A run of records:
====================
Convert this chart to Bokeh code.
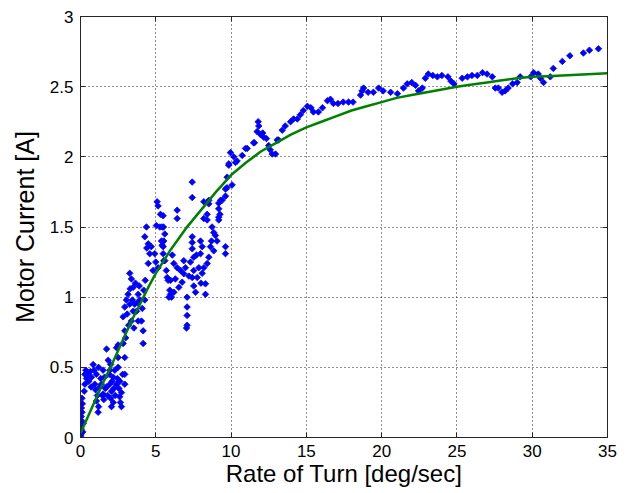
from bokeh.plotting import figure
from bokeh.models import LinearAxis, FixedTicker, CustomJSTickFormatter
from bokeh.embed import file_html
from bokeh.resources import INLINE

# Measured data: rate of turn [deg/sec] vs motor current [A]
rate = [
    0.0, 0.0, 0.05, 0.02, 0.08, 0.05, 0.1, 0.06, 0.12, 0.15, 0.1, 0.18, 0.0, 0.03,
    0.25, 0.29, 0.29, 0.35, 0.4, 0.5, 0.55, 0.65, 0.73, 0.84, 0.9, 0.95, 1.0, 1.06, 1.06,
    1.12, 1.17, 1.2, 1.28, 1.35, 1.39, 1.45, 1.5, 1.55, 1.6, 1.65, 1.73, 1.73, 1.8, 1.84,
    1.9, 1.95, 1.95, 2.0, 2.06, 2.06, 2.1, 2.17, 2.17, 2.22, 2.28, 2.3, 2.39, 2.39, 2.45,
    2.5, 2.5, 2.5, 2.55, 2.6, 2.62, 2.65, 2.72, 2.72, 2.8, 2.94, 2.94, 2.94, 2.0, 1.5,
    0.7, 1.2,
    2.83, 2.83, 2.94, 2.94, 3.0, 3.05, 3.1, 3.16, 3.2, 3.27, 3.27, 3.3, 3.38, 3.38, 3.45,
    3.5, 3.5, 3.6, 3.65, 3.72, 3.8, 3.83, 3.83, 3.9, 3.94, 4.05, 4.1, 4.16, 4.16, 4.2,
    4.27, 4.3, 4.38, 4.27, 4.4, 3.55,
    4.5, 4.5, 4.6, 4.7, 4.82, 4.93, 5.04, 5.09, 5.15, 5.15, 5.27, 5.31, 5.38, 5.42, 5.42,
    5.49, 5.49, 5.49, 5.51, 5.53, 5.53, 5.6, 5.7, 5.76, 5.82, 5.87, 5.93, 5.98, 5.98, 6.04,
    6.2, 6.2, 6.3, 6.42, 6.42, 6.42, 6.53, 6.64, 6.75, 6.86, 6.86, 6.97, 5.0, 5.6, 6.1,
    7.04, 7.08, 7.08, 7.08, 7.08, 7.42, 7.42, 7.42, 7.42, 7.42, 7.42, 7.52, 7.52, 7.52,
    7.64, 7.75, 7.86, 7.97, 7.97, 8.08, 8.08, 8.19, 8.19, 8.19, 8.3, 8.3, 8.41, 8.41, 8.41,
    8.52, 8.52, 8.52, 8.63, 8.74, 8.85, 8.85, 8.96, 9.07, 9.18, 9.18, 9.18, 9.18, 9.26,
    9.3, 9.4, 9.63, 9.63, 9.63, 9.63, 7.3, 7.7, 8.0, 8.7, 7.2,
    9.74, 9.74, 9.85, 9.85, 9.96, 10.07, 10.18, 10.29, 10.4, 10.74, 10.96, 11.07, 11.5,
    11.55, 11.73, 11.8, 11.84, 11.95, 12.1, 12.17, 12.35, 12.5, 12.6, 12.73, 12.95, 13.06,
    13.15,
    13.4, 13.6, 13.95, 14.15, 14.4, 14.6, 14.8, 15.07, 15.3, 15.47, 15.8, 16.07, 16.4,
    16.6, 16.8, 17.1, 17.45, 17.8, 18.1, 18.6, 18.7, 18.8, 19.1, 19.45, 19.8, 20.1, 20.6,
    21.05, 21.45, 21.7, 22.0, 22.25, 22.45, 22.7, 22.9, 23.1, 23.4, 23.7, 24.0, 24.4,
    24.6, 24.8, 25.35, 25.7, 26.0, 26.35, 26.7, 27.0, 27.35, 27.55, 27.75, 28.0, 28.2,
    28.4, 28.7, 29.0, 29.2, 29.9, 30.1, 30.4, 30.55, 30.75, 31.2, 31.4, 32.0, 32.5, 33.4,
    33.8, 34.4,
]
current = [
    0.0, 0.03, 0.06, 0.09, 0.12, 0.15, 0.18, 0.21, 0.24, 0.04, 0.28, 0.1, 0.01, 0.02,
    0.33, 0.38, 0.45, 0.48, 0.42, 0.45, 0.40, 0.47, 0.43, 0.52, 0.48, 0.38, 0.34, 0.45, 0.26,
    0.30, 0.18, 0.22, 0.36, 0.42, 0.38, 0.30, 0.31, 0.27, 0.43, 0.35, 0.36, 0.63, 0.30, 0.55,
    0.45, 0.48, 0.38, 0.28, 0.33, 0.22, 0.40, 0.43, 0.25, 0.35, 0.48, 0.30, 0.38, 0.64, 0.42,
    0.50, 0.57, 0.66, 0.35, 0.29, 0.40, 0.25, 0.22, 0.32, 0.45, 0.38, 0.45, 0.57, 0.52, 0.48,
    0.36, 0.50,
    0.86, 0.67, 0.93, 0.76, 0.71, 0.98, 0.88, 1.02, 0.80, 1.17, 0.95, 1.06, 1.13, 0.83, 0.98,
    1.07, 0.90, 0.95, 1.10, 0.90, 0.96, 0.83, 1.02, 1.08, 0.98, 0.83, 0.92, 0.76, 0.67, 1.05,
    0.98, 1.12, 1.50, 1.43, 1.35, 0.78,
    1.38, 1.24, 1.31, 1.36, 1.19, 1.31, 1.51, 1.68, 1.65, 1.21, 1.50, 1.59, 1.40, 1.37, 1.50,
    1.31, 1.58, 1.36, 1.50, 1.26, 1.40, 1.26, 1.19, 1.14, 1.12, 1.00, 1.05, 1.02, 1.12, 1.00,
    1.24, 1.035, 1.13, 1.21, 1.62, 1.56, 1.07, 1.19, 1.107, 1.167, 1.26, 1.21, 1.25, 1.45, 1.30,
    0.78, 0.80, 0.87, 0.93, 1.00, 1.82, 1.71, 1.43, 1.39, 1.345, 1.14, 1.285, 1.19, 1.08,
    1.035, 1.14, 1.21, 1.40, 1.31, 1.36, 1.17, 1.68, 1.56, 1.21, 1.095, 1.02, 1.59, 1.55, 1.24,
    1.69, 1.665, 1.285, 1.36, 1.50, 1.46, 1.33, 1.44, 1.40, 1.67, 1.63, 1.57, 1.55, 1.59,
    1.69, 1.69, 1.36, 1.31, 1.72, 1.77, 1.25, 1.30, 1.10, 1.40, 1.15,
    1.78, 1.855, 1.94, 1.95, 2.03, 1.80, 2.00, 1.96, 1.97, 2.01, 2.06, 2.06, 2.10,
    2.10, 2.18, 2.25, 2.22, 2.16, 2.17, 2.14, 2.13, 2.08, 2.05, 2.02, 2.02, 2.12,
    2.12,
    2.19, 2.22, 2.25, 2.27, 2.27, 2.30, 2.33, 2.36, 2.35, 2.32, 2.32, 2.35, 2.40,
    2.41, 2.38, 2.38, 2.39, 2.39, 2.39, 2.44, 2.47, 2.49, 2.46, 2.46, 2.49, 2.47, 2.46,
    2.45, 2.49, 2.52, 2.53, 2.51, 2.47, 2.49, 2.56, 2.59, 2.58, 2.57, 2.58, 2.57,
    2.54, 2.52, 2.56, 2.57, 2.58, 2.58, 2.60, 2.59, 2.57, 2.49, 2.49, 2.46, 2.47,
    2.49, 2.52, 2.53, 2.57, 2.57, 2.60, 2.59, 2.56, 2.53, 2.57, 2.63, 2.68, 2.72, 2.74,
    2.76, 2.77,
]

# Fitted curve
fit_rate = [0, 0.5, 1, 1.5, 2, 2.5, 3, 3.5, 4, 4.5, 5, 6, 7, 8, 9, 10, 11, 12, 13, 14, 15,
            16, 17, 18, 19, 20, 21, 22, 23, 24, 25, 26, 27, 28, 29, 30, 31, 32, 33, 34, 35]
fit_current = [0.03, 0.15, 0.27, 0.39, 0.50, 0.62, 0.74, 0.855, 0.96, 1.07, 1.17, 1.34,
               1.49, 1.62, 1.75, 1.87, 1.96, 2.04, 2.10, 2.16, 2.21, 2.25, 2.29, 2.33,
               2.36, 2.39, 2.42, 2.44, 2.46, 2.48, 2.50, 2.515, 2.53, 2.545, 2.56, 2.57,
               2.575, 2.58, 2.585, 2.59, 2.595]

x_ticks = [0, 5, 10, 15, 20, 25, 30, 35]
y_ticks = [0, 0.5, 1, 1.5, 2, 2.5, 3]

FONT = "Liberation Sans"
AX = "#262626"

p = figure(width=629, height=493, x_range=(0, 35), y_range=(0, 3),
           output_backend="svg", toolbar_location=None,
           min_border_left=80, min_border_right=22, min_border_top=16, min_border_bottom=56)
p.background_fill_color = "white"
p.border_fill_color = "white"
p.outline_line_color = AX
p.outline_line_width = 1

p.scatter(rate, current, marker="square", angle=0.785, size=4.6, color="#0000ff",
          line_width=0.8)
p.line(fit_rate, fit_current, line_color="#008000", line_width=2.5)

fmt = CustomJSTickFormatter(code="return tick.toString();")
blank = CustomJSTickFormatter(code="return '';")

for ax, ticks in ((p.xaxis[0], x_ticks), (p.yaxis[0], y_ticks)):
    ax.ticker = FixedTicker(ticks=ticks)
    ax.formatter = fmt
    ax.major_tick_in = 5
    ax.major_tick_out = 0
    ax.minor_tick_line_color = None
    ax.axis_line_color = AX
    ax.major_tick_line_color = AX
    ax.major_label_text_font = FONT
    ax.major_label_text_font_size = "17px"
    ax.major_label_text_color = "black"
    ax.axis_label_text_font = FONT
    ax.axis_label_text_font_style = "normal"
    ax.axis_label_text_color = "black"

p.xaxis.axis_label = "Rate of Turn [deg/sec]"
p.yaxis.axis_label = "Motor Current [A]"
p.xaxis.axis_label_text_font_size = "24px"
p.yaxis.axis_label_text_font_size = "25px"
p.xaxis.major_label_standoff = 7
p.yaxis.major_label_standoff = 7
p.xaxis.axis_label_standoff = 0
p.yaxis.axis_label_standoff = 8

for loc, ticks in (("right", y_ticks), ("above", x_ticks)):
    ax = LinearAxis(ticker=FixedTicker(ticks=ticks), formatter=blank)
    ax.major_tick_in = 5
    ax.major_tick_out = 0
    ax.minor_tick_line_color = None
    ax.axis_line_color = AX
    ax.major_tick_line_color = AX
    ax.major_label_text_font_size = "1px"
    ax.major_label_standoff = 0
    p.add_layout(ax, loc)

for g, ticks in ((p.xgrid[0], x_ticks), (p.ygrid[0], y_ticks)):
    g.ticker = FixedTicker(ticks=ticks)
    g.grid_line_color = "#222222"
    g.grid_line_dash = "1 3"
    g.grid_line_width = 1

open("out.html", "w").write(file_html(p, INLINE))
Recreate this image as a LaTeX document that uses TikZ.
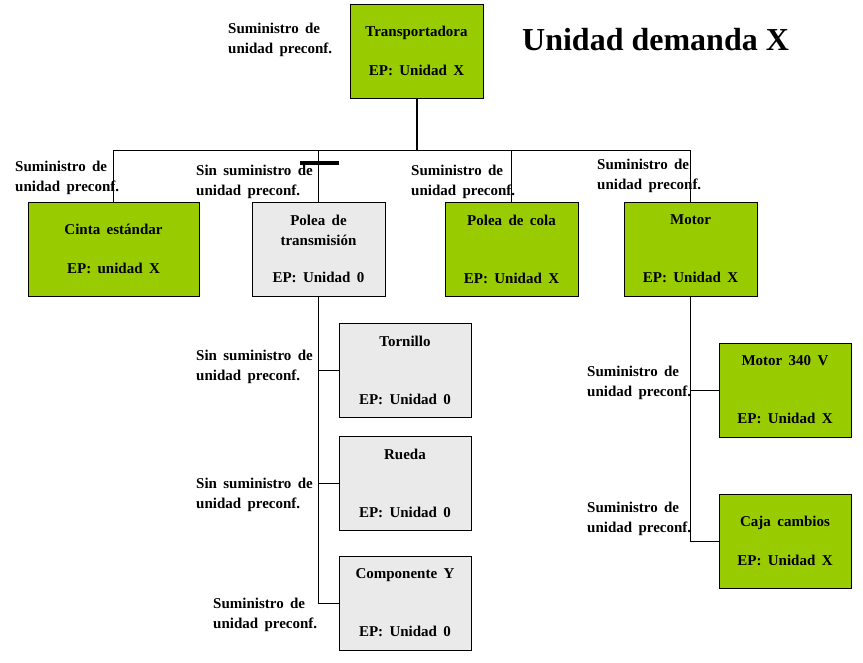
====================
◆ To be done: Your task is to reproduce exactly the lines from the start of the data above through the line containing "from bokeh.resources import INLINE", leaving every picture out.

◆ Correct response:
Convert this chart to Bokeh code.
from bokeh.plotting import figure
from bokeh.models import LinearAxis, FixedTicker, CustomJSTickFormatter
from bokeh.embed import file_html
from bokeh.resources import INLINE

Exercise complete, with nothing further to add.